> _Task to complete_:
Copy out every line exactly, passing over the pictures.

> _Data segment_:
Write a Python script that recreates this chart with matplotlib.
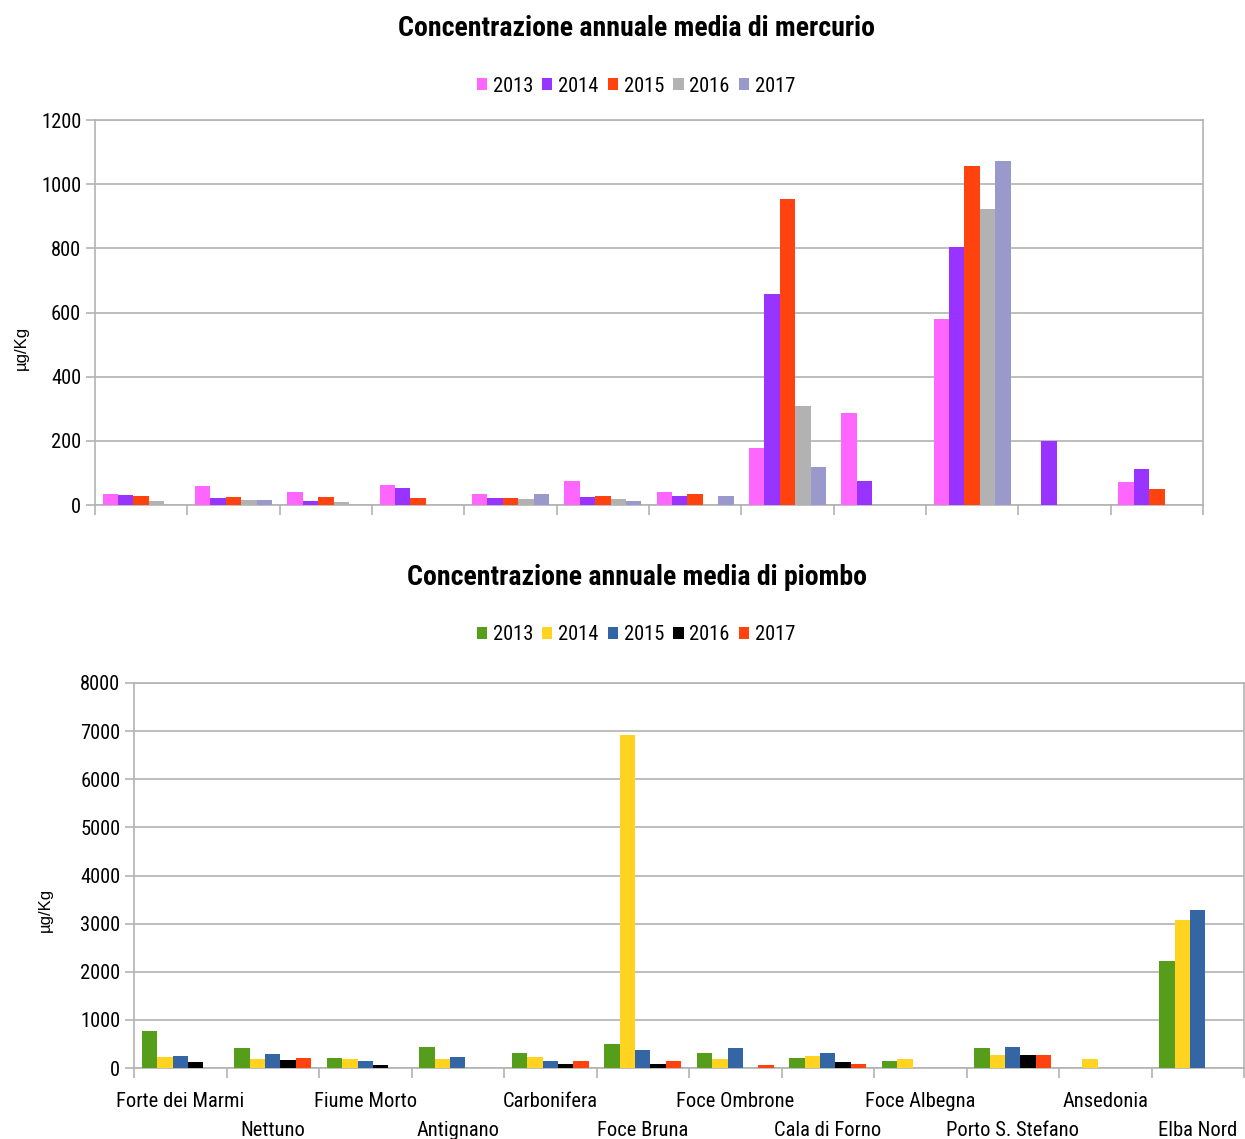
import os
import matplotlib
matplotlib.use("Agg")
import matplotlib.pyplot as plt
import matplotlib.transforms as mtransforms
from matplotlib import font_manager as fm
from matplotlib.patches import Patch
import numpy as np

# ---- data -------------------------------------------------------------
stations = ["Forte dei Marmi", "Nettuno", "Fiume Morto", "Antignano",
            "Carbonifera", "Foce Bruna", "Foce Ombrone", "Cala di Forno",
            "Foce Albegna", "Porto S. Stefano", "Ansedonia", "Elba Nord"]
years = ["2013", "2014", "2015", "2016", "2017"]

# mercury, µg/Kg (None = no sample)
hg_2013 = [35, 60, 42, 63, 35, 76, 42, 179, 288, 579, None, 73]
hg_2014 = [32, 23, 14, 54, 23, 26, 29, 657, 76, 803, 198, 113]
hg_2015 = [29, 26, 26, 23, 23, 29, 35, 953, None, 1056, None, 51]
hg_2016 = [14, 17, 10, None, 20, 20, None, 310, None, 922, None, None]
hg_2017 = [None, 17, None, None, 35, 14, 29, 117, None, 1072, None, None]

# lead, µg/Kg (None = no sample)
pb_2013 = [778, 424, 215, 444, 319, 507, 319, 215, 153, 424, None, 2224]
pb_2014 = [236, 194, 194, 194, 236, 6925, 194, 257, 194, 278, 194, 3084]
pb_2015 = [257, 299, 153, 236, 153, 382, 424, 319, None, 444, None, 3273]
pb_2016 = [132, 174, 69, None, 90, 90, None, 132, None, 278, None, None]
pb_2017 = [None, 215, None, None, 153, 153, 69, 90, None, 278, None, None]

hg_colors = ["#FF66FF", "#9933FF", "#FF420E", "#B2B2B2", "#9999CC"]
pb_colors = ["#579D1C", "#FFD320", "#3465A4", "#000000", "#FF420E"]

# ---- fonts: prefer a narrow sans, fall back to Liberation Sans --------
W, H = 1245, 1139
DPI = 100
GRID = "#B3B3B3"


def find_narrow(bold):
    prefs = ["liberation sans narrow", "liberationsansnarrow", "nimbus sans narrow",
             "nimbussansnarrow", "arial narrow", "roboto condensed", "robotocondensed",
             "open sans condensed", "opensans_condensed", "opensanscondensed",
             "dejavu sans condensed", "dejavusanscondensed", "noto sans condensed",
             "notosans-condensed"]
    found = {}
    for f in fm.fontManager.ttflist:
        base = os.path.basename(f.fname).lower()
        key = (f.name.lower() + " " + base)
        if f.style != "normal" or "italic" in base or "oblique" in base:
            continue
        is_bold = (f.weight in (700, "bold")) or "bold" in base
        if is_bold != bold:
            continue
        if any(w in base for w in ("light", "thin", "medium", "semibold", "extrabold", "black", "semicondensed", "extracondensed")):
            continue
        for rank, p in enumerate(prefs):
            if p in key or p in base.replace("-", "").replace("_", ""):
                found.setdefault(rank, f.fname)
    if found:
        return fm.FontProperties(fname=found[min(found)])
    return fm.FontProperties(family=["Liberation Sans", "DejaVu Sans"],
                             weight="bold" if bold else "normal")


REG = find_narrow(False)
BOLD = find_narrow(True)

fig = plt.figure(figsize=(W / DPI, H / DPI), dpi=DPI)
renderer = fig.canvas.get_renderer()


def fitted(prop, text, width_px):
    p = prop.copy()
    p.set_size(10)
    w, _, _ = renderer.get_text_width_height_descent(text, p, ismath=False)
    p.set_size(10 * width_px / w)
    return p


TICK = fitted(REG, "Forte dei Marmi", 127)
TITLE = fitted(BOLD, "Concentrazione annuale media di mercurio", 477)
YLAB = fitted(fm.FontProperties(family=["Liberation Sans", "DejaVu Sans"]), "µg/Kg", 44)


def px_axes(left, top, right, bottom):
    return fig.add_axes([left / W, 1 - bottom / H, (right - left) / W, (bottom - top) / H])


def draw_bars(ax, series, colors, ymax, ystep):
    n = len(series)
    x = np.arange(len(stations))
    width = 1.0 / (n + 1)
    for i, (vals, col) in enumerate(zip(series, colors)):
        v = np.array([np.nan if a is None else a for a in vals], dtype=float)
        ax.bar(x + (i - (n - 1) / 2) * width, v, width=width, color=col,
               linewidth=0, zorder=3)
    ax.set_xlim(-0.5, len(stations) - 0.5)
    ax.set_ylim(0, ymax)
    ax.set_yticks(np.arange(0, ymax + 1, ystep))
    ax.set_xticks(np.arange(-0.5, len(stations), 1.0))
    ax.set_xticklabels([])
    ax.yaxis.grid(True, color=GRID, linewidth=1.2, zorder=0)
    ax.set_axisbelow(True)
    for side in ["left", "right", "top", "bottom"]:
        ax.spines[side].set_color(GRID)
        ax.spines[side].set_linewidth(1.2)
    ax.tick_params(axis="y", length=6.3, width=1.2, color=GRID, pad=3.6,
                   labelcolor="black")
    ax.tick_params(axis="x", length=7, width=1.2, color=GRID)
    for lab in ax.get_yticklabels():
        lab.set_fontproperties(TICK)


def legend(colors, ycen):
    handles = [Patch(facecolor=c, edgecolor="none", label=y) for c, y in zip(colors, years)]
    fig.legend(handles=handles, loc="center", bbox_to_anchor=(636 / W, 1 - ycen / H),
               ncol=5, frameon=False, prop=TICK, handlelength=0.5,
               handleheight=0.5, handletextpad=0.28, columnspacing=0.45,
               borderpad=0, borderaxespad=0)


# ---- mercury chart ----------------------------------------------------
ax1 = px_axes(95, 120, 1203, 505)
draw_bars(ax1, [hg_2013, hg_2014, hg_2015, hg_2016, hg_2017], hg_colors, 1200, 200)
fig.text(637 / W, 1 - 36 / H, "Concentrazione annuale media di mercurio",
         ha="center", va="baseline", fontproperties=TITLE)
legend(hg_colors, 86)
fig.text(21 / W, 1 - 348 / H, "µg/Kg", rotation=90, ha="center", va="center",
         fontproperties=YLAB)

# ---- lead chart -------------------------------------------------------
ax2 = px_axes(134, 683, 1244, 1068)
draw_bars(ax2, [pb_2013, pb_2014, pb_2015, pb_2016, pb_2017], pb_colors, 8000, 1000)
fig.text(637 / W, 1 - 585 / H, "Concentrazione annuale media di piombo",
         ha="center", va="baseline", fontproperties=TITLE)
legend(pb_colors, 635)
fig.text(45 / W, 1 - 910 / H, "µg/Kg", rotation=90, ha="center", va="center",
         fontproperties=YLAB)

# staggered station names under the lead chart
base = ax2.get_xaxis_transform()
for i, name in enumerate(stations):
    drop = 28.4 if i % 2 == 0 else 48.6
    tr = mtransforms.offset_copy(base, fig=fig, y=-drop, units="points")
    ax2.text(i, 0, name, transform=tr, ha="center", va="baseline",
             fontproperties=TICK, clip_on=False)

fig.savefig("out.png", dpi=DPI)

> _Answer to this problem_:
Write a Python script that recreates this chart with matplotlib.
import os
import matplotlib
matplotlib.use("Agg")
import matplotlib.pyplot as plt
import matplotlib.transforms as mtransforms
from matplotlib import font_manager as fm
from matplotlib.patches import Patch
import numpy as np

# ---- data -------------------------------------------------------------
stations = ["Forte dei Marmi", "Nettuno", "Fiume Morto", "Antignano",
            "Carbonifera", "Foce Bruna", "Foce Ombrone", "Cala di Forno",
            "Foce Albegna", "Porto S. Stefano", "Ansedonia", "Elba Nord"]
years = ["2013", "2014", "2015", "2016", "2017"]

# mercury, µg/Kg (None = no sample)
hg_2013 = [35, 60, 42, 63, 35, 76, 42, 179, 288, 579, None, 73]
hg_2014 = [32, 23, 14, 54, 23, 26, 29, 657, 76, 803, 198, 113]
hg_2015 = [29, 26, 26, 23, 23, 29, 35, 953, None, 1056, None, 51]
hg_2016 = [14, 17, 10, None, 20, 20, None, 310, None, 922, None, None]
hg_2017 = [None, 17, None, None, 35, 14, 29, 117, None, 1072, None, None]

# lead, µg/Kg (None = no sample)
pb_2013 = [778, 424, 215, 444, 319, 507, 319, 215, 153, 424, None, 2224]
pb_2014 = [236, 194, 194, 194, 236, 6925, 194, 257, 194, 278, 194, 3084]
pb_2015 = [257, 299, 153, 236, 153, 382, 424, 319, None, 444, None, 3273]
pb_2016 = [132, 174, 69, None, 90, 90, None, 132, None, 278, None, None]
pb_2017 = [None, 215, None, None, 153, 153, 69, 90, None, 278, None, None]

hg_colors = ["#FF66FF", "#9933FF", "#FF420E", "#B2B2B2", "#9999CC"]
pb_colors = ["#579D1C", "#FFD320", "#3465A4", "#000000", "#FF420E"]

# ---- fonts: prefer a narrow sans, fall back to Liberation Sans --------
W, H = 1245, 1139
DPI = 100
GRID = "#B3B3B3"


def find_narrow(bold):
    prefs = ["liberation sans narrow", "liberationsansnarrow", "nimbus sans narrow",
             "nimbussansnarrow", "arial narrow", "roboto condensed", "robotocondensed",
             "open sans condensed", "opensans_condensed", "opensanscondensed",
             "dejavu sans condensed", "dejavusanscondensed", "noto sans condensed",
             "notosans-condensed"]
    found = {}
    for f in fm.fontManager.ttflist:
        base = os.path.basename(f.fname).lower()
        key = (f.name.lower() + " " + base)
        if f.style != "normal" or "italic" in base or "oblique" in base:
            continue
        is_bold = (f.weight in (700, "bold")) or "bold" in base
        if is_bold != bold:
            continue
        if any(w in base for w in ("light", "thin", "medium", "semibold", "extrabold", "black", "semicondensed", "extracondensed")):
            continue
        for rank, p in enumerate(prefs):
            if p in key or p in base.replace("-", "").replace("_", ""):
                found.setdefault(rank, f.fname)
    if found:
        return fm.FontProperties(fname=found[min(found)])
    return fm.FontProperties(family=["Liberation Sans", "DejaVu Sans"],
                             weight="bold" if bold else "normal")


REG = find_narrow(False)
BOLD = find_narrow(True)

fig = plt.figure(figsize=(W / DPI, H / DPI), dpi=DPI)
renderer = fig.canvas.get_renderer()


def fitted(prop, text, width_px):
    p = prop.copy()
    p.set_size(10)
    w, _, _ = renderer.get_text_width_height_descent(text, p, ismath=False)
    p.set_size(10 * width_px / w)
    return p


TICK = fitted(REG, "Forte dei Marmi", 127)
TITLE = fitted(BOLD, "Concentrazione annuale media di mercurio", 477)
YLAB = fitted(fm.FontProperties(family=["Liberation Sans", "DejaVu Sans"]), "µg/Kg", 44)


def px_axes(left, top, right, bottom):
    return fig.add_axes([left / W, 1 - bottom / H, (right - left) / W, (bottom - top) / H])


def draw_bars(ax, series, colors, ymax, ystep):
    n = len(series)
    x = np.arange(len(stations))
    width = 1.0 / (n + 1)
    for i, (vals, col) in enumerate(zip(series, colors)):
        v = np.array([np.nan if a is None else a for a in vals], dtype=float)
        ax.bar(x + (i - (n - 1) / 2) * width, v, width=width, color=col,
               linewidth=0, zorder=3)
    ax.set_xlim(-0.5, len(stations) - 0.5)
    ax.set_ylim(0, ymax)
    ax.set_yticks(np.arange(0, ymax + 1, ystep))
    ax.set_xticks(np.arange(-0.5, len(stations), 1.0))
    ax.set_xticklabels([])
    ax.yaxis.grid(True, color=GRID, linewidth=1.2, zorder=0)
    ax.set_axisbelow(True)
    for side in ["left", "right", "top", "bottom"]:
        ax.spines[side].set_color(GRID)
        ax.spines[side].set_linewidth(1.2)
    ax.tick_params(axis="y", length=6.3, width=1.2, color=GRID, pad=3.6,
                   labelcolor="black")
    ax.tick_params(axis="x", length=7, width=1.2, color=GRID)
    for lab in ax.get_yticklabels():
        lab.set_fontproperties(TICK)


def legend(colors, ycen):
    handles = [Patch(facecolor=c, edgecolor="none", label=y) for c, y in zip(colors, years)]
    fig.legend(handles=handles, loc="center", bbox_to_anchor=(636 / W, 1 - ycen / H),
               ncol=5, frameon=False, prop=TICK, handlelength=0.5,
               handleheight=0.5, handletextpad=0.28, columnspacing=0.45,
               borderpad=0, borderaxespad=0)


# ---- mercury chart ----------------------------------------------------
ax1 = px_axes(95, 120, 1203, 505)
draw_bars(ax1, [hg_2013, hg_2014, hg_2015, hg_2016, hg_2017], hg_colors, 1200, 200)
fig.text(637 / W, 1 - 36 / H, "Concentrazione annuale media di mercurio",
         ha="center", va="baseline", fontproperties=TITLE)
legend(hg_colors, 86)
fig.text(21 / W, 1 - 348 / H, "µg/Kg", rotation=90, ha="center", va="center",
         fontproperties=YLAB)

# ---- lead chart -------------------------------------------------------
ax2 = px_axes(134, 683, 1244, 1068)
draw_bars(ax2, [pb_2013, pb_2014, pb_2015, pb_2016, pb_2017], pb_colors, 8000, 1000)
fig.text(637 / W, 1 - 585 / H, "Concentrazione annuale media di piombo",
         ha="center", va="baseline", fontproperties=TITLE)
legend(pb_colors, 635)
fig.text(45 / W, 1 - 910 / H, "µg/Kg", rotation=90, ha="center", va="center",
         fontproperties=YLAB)

# staggered station names under the lead chart
base = ax2.get_xaxis_transform()
for i, name in enumerate(stations):
    drop = 28.4 if i % 2 == 0 else 48.6
    tr = mtransforms.offset_copy(base, fig=fig, y=-drop, units="points")
    ax2.text(i, 0, name, transform=tr, ha="center", va="baseline",
             fontproperties=TICK, clip_on=False)

fig.savefig("out.png", dpi=DPI)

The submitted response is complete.